In order to schedule backups when using pgBackRest, turn off Celery-based daily backups and set up the corresponding system Cron job.

To schedule backups when using pgBackRest:

  1. On the Alation host, enter the Alation shell:

    sudo /etc/init.d/alation shell
    
  2. Make sure that the Celery-based backup schedule is turned off or turn it off.

    • To check if Celery-based schedule is turned off:

      alation_conf snapshot.enabled
      

      If this command returns False, it has already been turned off and you can proceed to the next step. If this command returns True, change the value to False:

      alation_conf snapshot.enabled -s False
      
  3. Exit the shell.

    exit
    
  4. Outside of chroot, add the following crontab entry. It sets the backup job to run daily at 4 AM.

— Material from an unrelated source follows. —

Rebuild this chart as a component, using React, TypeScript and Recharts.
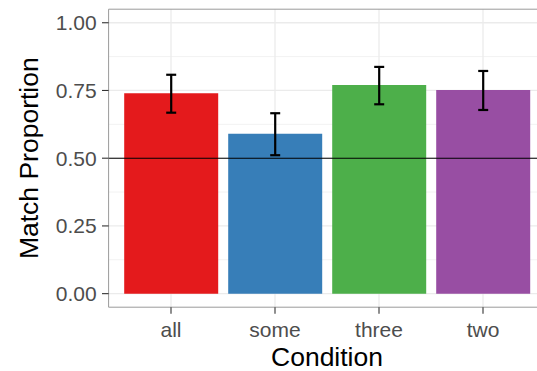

    sudo crontab -l | { cat; echo "0 4 * * * source /opt/alation/alation/opt/alation/ops/alation_constants; sudo chroot "${ALATION_CHROOT}" /bin/su - ${ALATION_USER} -c "alation_action backup_all""; } | sudo crontab -
    
  5. Check the new setting.

    sudo crontab -l
    

    The output should be:

    * * * * * /opt/alation/alation/opt/alation/ops/actions/unjailed_update_auto_alation > /dev/null 2>&1
    
    0 4 * * * source /opt/alation/alation/opt/alation/ops/alation_constants; sudo chroot "${ALATION_CHROOT}" /bin/su - ${ALATION_USER} -c "alation_action backup_all"
    

You can generate your preferred crontab using https://crontab.guru and configure a custom crontab. Use the following example to change to a new schedule:

sudo crontab -e # replace "0 4 * * *" with "0 6 * * *"
sudo crontab -l

The output should be similar to:

* * * * * /opt/alation/alation/opt/alation/ops/actions/unjailed_update_auto_alation > /dev/null 2>&1

0 6 * * * source /opt/alation/alation/opt/alation/ops/alation_constants; sudo chroot "${ALATION_CHROOT}" /bin/su - ${ALATION_USER} -c "alation_action backup_all"

Location of pgBackRest Logs

Enabling and using pgBackRest does not change the location of the backup logs /var/lib/pgsql/<version>/ inside the Alation chroot.